WPGD-TV
- Hendersonville–Nashville, Tennessee; United States;
- City: Hendersonville, Tennessee
- Channels: Digital: 33 (UHF); Virtual: 50;

Programming
- Affiliations: 50.1: TBN; for others, see § Subchannels;

Ownership
- Owner: Trinity Broadcasting Network; (Trinity Broadcasting of Texas, Inc.);

History
- Founded: September 17, 1987
- First air date: September 24, 1992
- Former call signs: WPGD (1992–2003)
- Former channel numbers: Analog: 50 (UHF, 1992-2009); Digital: 51 (UHF, 2003-2009);
- Call sign meaning: "We Praise God Daily"

Technical information
- Licensing authority: FCC
- Facility ID: 60820
- ERP: 1,000 kW
- HAAT: 412 m (1,352 ft)
- Transmitter coordinates: 36°16′3″N 86°47′44″W﻿ / ﻿36.26750°N 86.79556°W

Links
- Public license information: Public file; LMS;
- Website: www.tbn.org

= WPGD-TV =

Television station in Hendersonville, Tennessee

WPGD-TV (channel 50) is a religious television station licensed to Hendersonville, Tennessee, United States, serving the Nashville area. The station is owned by the Trinity Broadcasting Network (TBN).

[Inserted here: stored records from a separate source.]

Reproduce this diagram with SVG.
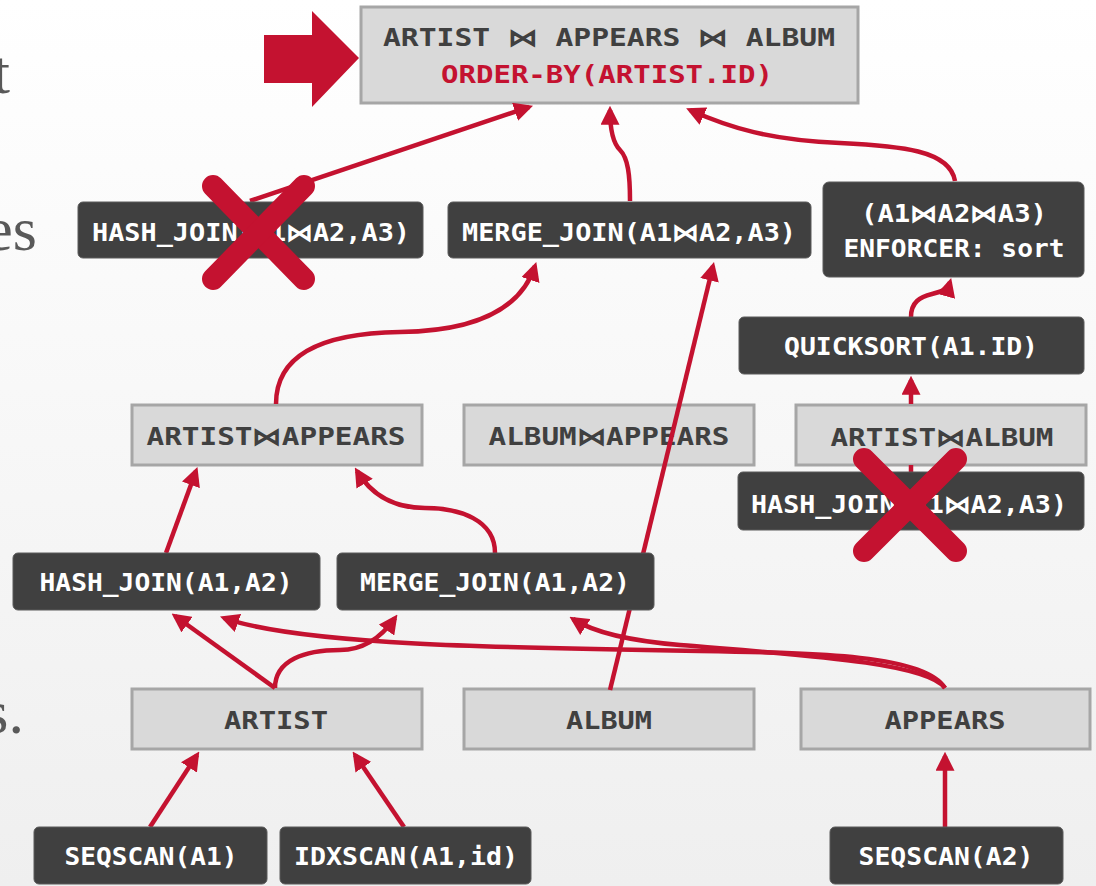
<svg xmlns="http://www.w3.org/2000/svg" width="1096" height="886" viewBox="0 0 1096 886">
<defs>
<linearGradient id="bg" x1="0" y1="0" x2="0" y2="1">
<stop offset="0" stop-color="#ffffff"/>
<stop offset="1" stop-color="#efefef"/>
</linearGradient>
<marker id="ah" markerUnits="userSpaceOnUse" markerWidth="19" markerHeight="19" viewBox="0 0 18 18" refX="14" refY="9" orient="auto">
<path d="M0,0 L18,9 L0,18 z" fill="#c41230"/>
</marker>
</defs>
<style>
.gray rect{fill:#d9d9d9;stroke:#a6a6a6;stroke-width:3}
.dark rect{fill:#404040;stroke:#5a5a5a;stroke-width:1}
text{font-family:"DejaVu Sans Mono","Liberation Mono",monospace;font-weight:bold;font-size:24px;text-anchor:middle}
.gray text{fill:#404040}
.gray text.redtext{fill:#c41230}
.dark text{fill:#ffffff}
.red{fill:#c41230}
.conn path{fill:none;stroke:#c41230;stroke-width:4.5;marker-end:url(#ah)}
.conn path.plain{marker-end:none}
.x line{stroke:#c41230;stroke-width:22;stroke-linecap:round}
.side{font-family:"Liberation Serif",serif;font-weight:normal;font-size:62px;fill:#595959;text-anchor:end}
</style>
<rect x="0" y="0" width="1096" height="886" fill="url(#bg)"/>
<g id="side-text">
<text class="side" x="10" y="93">t</text>
<text class="side" x="37" y="250">es</text>
<text class="side" x="24" y="733">s.</text>
</g>
<g id="pointer">
<polygon class="red" points="264,35 312,35 312,11 359,58 312,107 312,83 264,83"/>
</g>
<g id="n-root" class="gray">
<rect x="361" y="7" width="497" height="96"/>
<text x="609" y="46" textLength="452" lengthAdjust="spacingAndGlyphs">ARTIST ⋈ APPEARS ⋈ ALBUM</text>
<text x="607" y="83" textLength="332" lengthAdjust="spacingAndGlyphs" class="redtext">ORDER-BY(ARTIST.ID)</text>
</g>
<g id="n-artist-appears" class="gray">
<rect x="132" y="405" width="290" height="60"/>
<text x="276" y="445" textLength="259" lengthAdjust="spacingAndGlyphs">ARTIST⋈APPEARS</text>
</g>
<g id="n-album-appears" class="gray">
<rect x="464" y="405" width="290" height="60"/>
<text x="609" y="445" textLength="241" lengthAdjust="spacingAndGlyphs">ALBUM⋈APPEARS</text>
</g>
<g id="n-artist-album" class="gray">
<rect x="796" y="405" width="290" height="60"/>
<text x="942" y="446" textLength="223" lengthAdjust="spacingAndGlyphs">ARTIST⋈ALBUM</text>
</g>
<g id="n-artist" class="gray">
<rect x="132" y="689" width="290" height="60"/>
<text x="276" y="729" textLength="104" lengthAdjust="spacingAndGlyphs">ARTIST</text>
</g>
<g id="n-album" class="gray">
<rect x="464" y="689" width="290" height="60"/>
<text x="609" y="729" textLength="86" lengthAdjust="spacingAndGlyphs">ALBUM</text>
</g>
<g id="n-appears" class="gray">
<rect x="801" y="689" width="289" height="60"/>
<text x="945" y="729" textLength="121" lengthAdjust="spacingAndGlyphs">APPEARS</text>
</g>
<g id="connectors" class="conn">
<path d="M250,201 L529,107"/>
<path d="M630,201 C630,175 628,158 620,150 C613,143 610,130 610,110"/>
<path d="M955,181 C950,150 900,146 840,143 C770,140 730,128 690,110"/>
<path d="M911,317 C911,302 920,297 932,294 C944,291 948,289 950,282"/>
<path d="M911,404 L911,380"/>
<path class="plain" d="M911,472 L911,465"/>
<path d="M276,404 C276,350 330,333 400,332 C470,331 520,312 535,266"/>
<path d="M610,690 L713,266"/>
<path d="M166,553 L196,471"/>
<path d="M495,553 C495,520 460,508 425,508 C395,508 372,496 357,471"/>
<path d="M275,688 L175,616"/>
<path d="M275,688 C275,660 305,650 340,650 C365,650 383,635 395,618"/>
<path d="M945,688 C925,655 820,653 700,651 C500,648 300,645 224,618"/>
<path d="M945,688 C925,662 800,655 680,645 C620,640 590,630 573,619"/>
<path d="M150,827 L197,755"/>
<path d="M404,827 L355,755"/>
<path d="M945,827 L945,756"/>
</g>
<g id="n-hashjoin-a123-left" class="dark">
<rect x="78" y="202" width="345" height="56" rx="5"/>
<text x="251" y="241" textLength="318" lengthAdjust="spacingAndGlyphs">HASH_JOIN(A1⋈A2,A3)</text>
</g>
<g id="n-mergejoin-a123" class="dark">
<rect x="448" y="202" width="363" height="56" rx="5"/>
<text x="629" y="241" textLength="334" lengthAdjust="spacingAndGlyphs">MERGE_JOIN(A1⋈A2,A3)</text>
</g>
<g id="n-enforcer" class="dark">
<rect x="823" y="182" width="261" height="95" rx="6"/>
<text x="954" y="222" textLength="186" lengthAdjust="spacingAndGlyphs">(A1⋈A2⋈A3)</text>
<text x="954" y="257" textLength="221" lengthAdjust="spacingAndGlyphs">ENFORCER: sort</text>
</g>
<g id="n-quicksort" class="dark">
<rect x="739" y="317" width="345" height="57" rx="5"/>
<text x="911" y="355" textLength="254" lengthAdjust="spacingAndGlyphs">QUICKSORT(A1.ID)</text>
</g>
<g id="n-hashjoin-a123-right" class="dark">
<rect x="738" y="472" width="346" height="58" rx="5"/>
<text x="909" y="513" textLength="316" lengthAdjust="spacingAndGlyphs">HASH_JOIN(A1⋈A2,A3)</text>
</g>
<g id="n-hashjoin-a12" class="dark">
<rect x="13" y="553" width="307" height="57" rx="5"/>
<text x="166" y="591" textLength="253" lengthAdjust="spacingAndGlyphs">HASH_JOIN(A1,A2)</text>
</g>
<g id="n-mergejoin-a12" class="dark">
<rect x="337" y="553" width="317" height="57" rx="5"/>
<text x="495" y="591" textLength="270" lengthAdjust="spacingAndGlyphs">MERGE_JOIN(A1,A2)</text>
</g>
<g id="n-seqscan-a1" class="dark">
<rect x="34" y="827" width="233" height="57" rx="5"/>
<text x="151" y="865" textLength="173" lengthAdjust="spacingAndGlyphs">SEQSCAN(A1)</text>
</g>
<g id="n-idxscan-a1" class="dark">
<rect x="280" y="827" width="251" height="57" rx="5"/>
<text x="406" y="865" textLength="224" lengthAdjust="spacingAndGlyphs">IDXSCAN(A1,id)</text>
</g>
<g id="n-seqscan-a2" class="dark">
<rect x="830" y="827" width="233" height="57" rx="5"/>
<text x="946" y="865" textLength="175" lengthAdjust="spacingAndGlyphs">SEQSCAN(A2)</text>
</g>
<g id="x-marks" class="x">
<line x1="213" y1="186" x2="304" y2="279"/>
<line x1="304" y1="186" x2="213" y2="279"/>
<line x1="864" y1="459" x2="956" y2="551"/>
<line x1="956" y1="459" x2="864" y2="551"/>
</g>
</svg>
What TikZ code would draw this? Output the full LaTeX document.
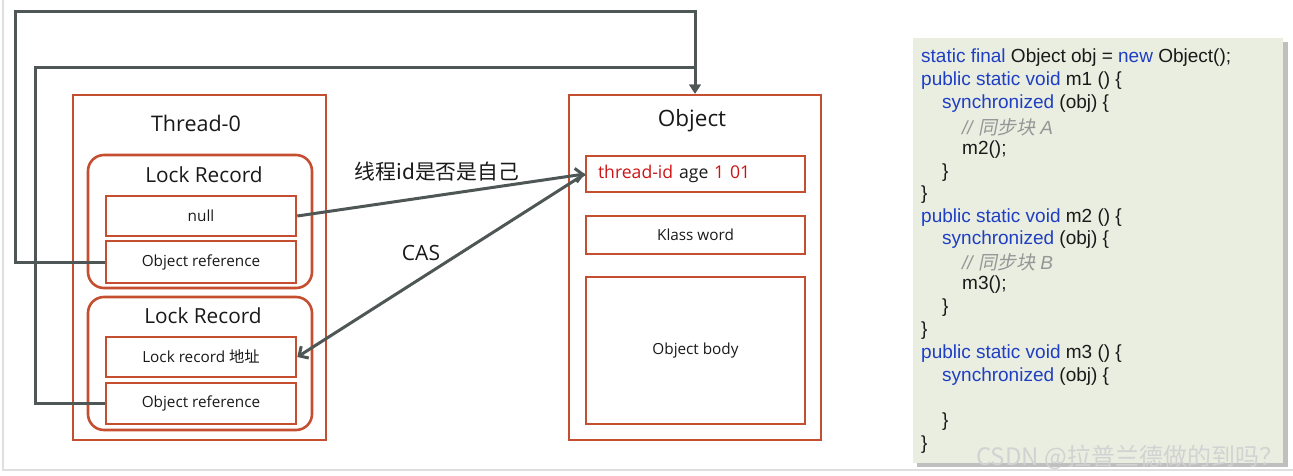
\documentclass[tikz,border=0pt]{standalone}
\usepackage{fontspec}
\setmainfont{Open Sans}
\newfontfamily\cjkfont{Noto Sans CJK SC}
\newfontfamily\cjkslant[FakeSlant=0.2]{Noto Sans CJK SC}
\newfontfamily\codefont{Liberation Sans}
\usetikzlibrary{arrows.meta,positioning}
\definecolor{boxRed}{RGB}{197,78,48}
\definecolor{lineGray}{RGB}{78,86,86}
\definecolor{codeBg}{RGB}{234,238,224}
\definecolor{codeBlue}{RGB}{30,62,196}
\definecolor{codeGray}{RGB}{150,150,150}
\definecolor{idRed}{RGB}{204,20,20}
\definecolor{txtDark}{RGB}{25,25,25}

\tikzset{
  outerbox/.style={draw=boxRed, line width=2.6pt, inner sep=0pt},
  recbox/.style={outerbox, rounded corners=16pt, minimum width=224pt, minimum height=133pt},
  fieldbox/.style={outerbox, minimum width=190pt, minimum height=40pt,
    font=\fontsize{15.3}{17}\selectfont, text=txtDark},
  wordbox/.style={outerbox, minimum width=219pt},
  title/.style={font=\fontsize{20.8}{24}\selectfont, text=txtDark},
  link/.style={draw=lineGray, line width=3pt},
  codeline/.style={anchor=west, inner sep=0pt, font=\codefont\fontsize{19}{22}\selectfont, text=txtDark},
}
\newcommand{\kw}[1]{\textcolor{codeBlue}{#1}}
\newcommand{\cmt}[1]{\textcolor{codeGray}{\itshape #1}}

\begin{document}
\begin{tikzpicture}[x=1pt,y=-1pt]
    \useasboundingbox (0,0) rectangle (1293,476);
    % screenshot frame
    \draw[gray!25, line width=2pt] (3,0) -- (3,470) -- (1293,470);

    % thread side
    \node[outerbox, minimum width=253pt, minimum height=345pt] (thread) at (199.5,267.5) {};
    \node[title, font=\fontsize{21.5}{24}\selectfont] (threadTitle) at (196,123) {Thread-0};

    \node[recbox] (lr1) at (200,221.5) {};
    \node[title] (lr1Title) at (204,175) {Lock Record};
    \node[fieldbox] (null) at (201,216) {null};
    \node[fieldbox, minimum height=42pt] (ref1) at (201,262) {Object reference};

    \node[recbox] (lr2) at (200,363.5) {};
    \node[title] (lr2Title) at (203,316) {Lock Record};
    \node[fieldbox] (addr) at (201,357) {Lock record {\cjkfont 地址}};
    \node[fieldbox, minimum height=41pt] (ref2) at (201,403.5) {Object reference};

    % object side
    \node[outerbox, minimum width=252pt, minimum height=345pt] (object) at (695,267.5) {};
    \node[title, font=\fontsize{22.5}{24}\selectfont] (objTitle) at (692,121) {Object};
    \node[wordbox, minimum height=36pt, text width=195pt, align=left,
          font=\fontsize{17.6}{19}\selectfont, text=txtDark] (tid) at (695.5,174)
          {\textcolor{idRed}{thread-id} age \textcolor{idRed}{1 01}};
    \node[wordbox, minimum height=38pt, font=\fontsize{15.3}{17}\selectfont, text=txtDark] (klass) at (695.5,235) {Klass word};
    \node[wordbox, minimum height=147pt, font=\fontsize{15.3}{17}\selectfont, text=txtDark] (body) at (695.5,350.5) {Object body};

    % connectors
    \draw[link, -{Triangle[length=9pt,width=11pt]}] (ref1.west) -| (15,12) -| (object.north);
    \draw[link, -{Triangle[length=9pt,width=11pt]}] (ref2.west) -| (35,68) -| (object.north);
    \draw[link, -{Straight Barb[length=7pt,width=14pt]}] (null.east) -- (tid.west);
    \draw[link, -{Straight Barb[length=7pt,width=14pt]}] (tid.west) -- (addr.east);
    \node[font=\cjkfont\fontsize{20.8}{24}\selectfont, text=txtDark] (checkLbl) at (437,172) {线程id是否是自己};
    \node[title, font=\fontsize{21}{24}\selectfont] (casLbl) at (421,253) {CAS};

    % code panel
    \fill[black!25] (917,42) rectangle (1288,467);
    \fill[codeBg] (913,38) rectangle (1283,463);
    \node[codeline] (c1) at (921,58) {\kw{static final} Object obj = \kw{new} Object();};
    \node[codeline] (c2) at (921,81) {\kw{public static void} m1 () \{};
    \node[codeline] (c3) at (942,104) {\kw{synchronized} (obj) \{};
    \node[codeline] (c4) at (962,127) {\cmt{// {\cjkslant 同步块} A}};
    \node[codeline] (c5) at (962,149.5) {m2();};
    \node[codeline] (c6) at (942,172.5) {\}};
    \node[codeline] (c7) at (921,195) {\}};
    \node[codeline] (c8) at (921,217.5) {\kw{public static void} m2 () \{};
    \node[codeline] (c9) at (942,240) {\kw{synchronized} (obj) \{};
    \node[codeline] (c10) at (962,262.5) {\cmt{// {\cjkslant 同步块} B}};
    \node[codeline] (c11) at (962,285) {m3();};
    \node[codeline] (c12) at (942,308) {\}};
    \node[codeline] (c13) at (921,331) {\}};
    \node[codeline] (c14) at (921,354) {\kw{public static void} m3 () \{};
    \node[codeline] (c15) at (942,376.5) {\kw{synchronized} (obj) \{};
    \node[codeline] (c17) at (942,422) {\}};
    \node[codeline] (c18) at (921,444.5) {\}};

    % watermark
    \node[anchor=west, inner sep=0pt, text=gray!35, font=\cjkfont\fontsize{24}{27}\selectfont] (mark) at (976,457) {CSDN @拉普兰德做的到吗？};
\end{tikzpicture}
\end{document}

WPGD-TV's studios are located at Trinity Music City on Music Village Boulevard in Hendersonville, the former estate of the late country artist Conway Twitty; its studios and auditorium have also served as a recording location for TBN programs. The station's transmitter is located in Whites Creek, Tennessee, just off I-24 and Old Hickory Boulevard.

==History==
Although it was granted a construction permit on September 17, 1987, the station did not sign on the air until September 24, 1992, with its original analog transmitter located along State Highway 109 in unincorporated Sumner County between Portland and Gallatin. It was built and signed on by Sonlight Broadcasting Systems, a broadcast ministry based in Mobile, Alabama, and co-founded by television producer Paul Crouch Jr. and attorney and broadcaster Jay Sekulow. At the time of the station's inception, all of Sonlight's stations were affiliated with TBN, which was co-founded by Paul Crouch Jr.'s parents Paul Sr. and Jan. As a TBN affiliate, WPGD carried most of the network's schedule while opting out at times to air alternate programming, some of which was produced locally.

In 1997, WPGD was sold, along with the rest of Sonlight's stations, to All American TV (not to be confused with an unrelated television syndication company of a similar name), a minority-owned firm with close ties to TBN; the sale to All American made the station a full-fledged affiliate of the network. WPGD became a TBN owned-and-operated station in 2000, when TBN purchased all of All American's stations.

==Technical information==
===Subchannels===

Subchannels of WPGD-TV
| Subchannel | Res.Tooltip Display resolution | Short name | Programming |
| 50.1 | 720p | TBN HD | TBN |
| 50.2 | TVDEALS | Infomercials |
| 50.3 | 480i | Inspire | TBN Inspire |
| 50.4 | ONTV4U | OnTV4U (infomercials) (4:3) |
| 50.5 | POSITIV | Positiv |

===Former translator===
At one point during the 1990s, WPGD also operated a low-power translator, W36AK, serving Nashville proper due to the main transmitter's location, until it was discontinued at an unknown date.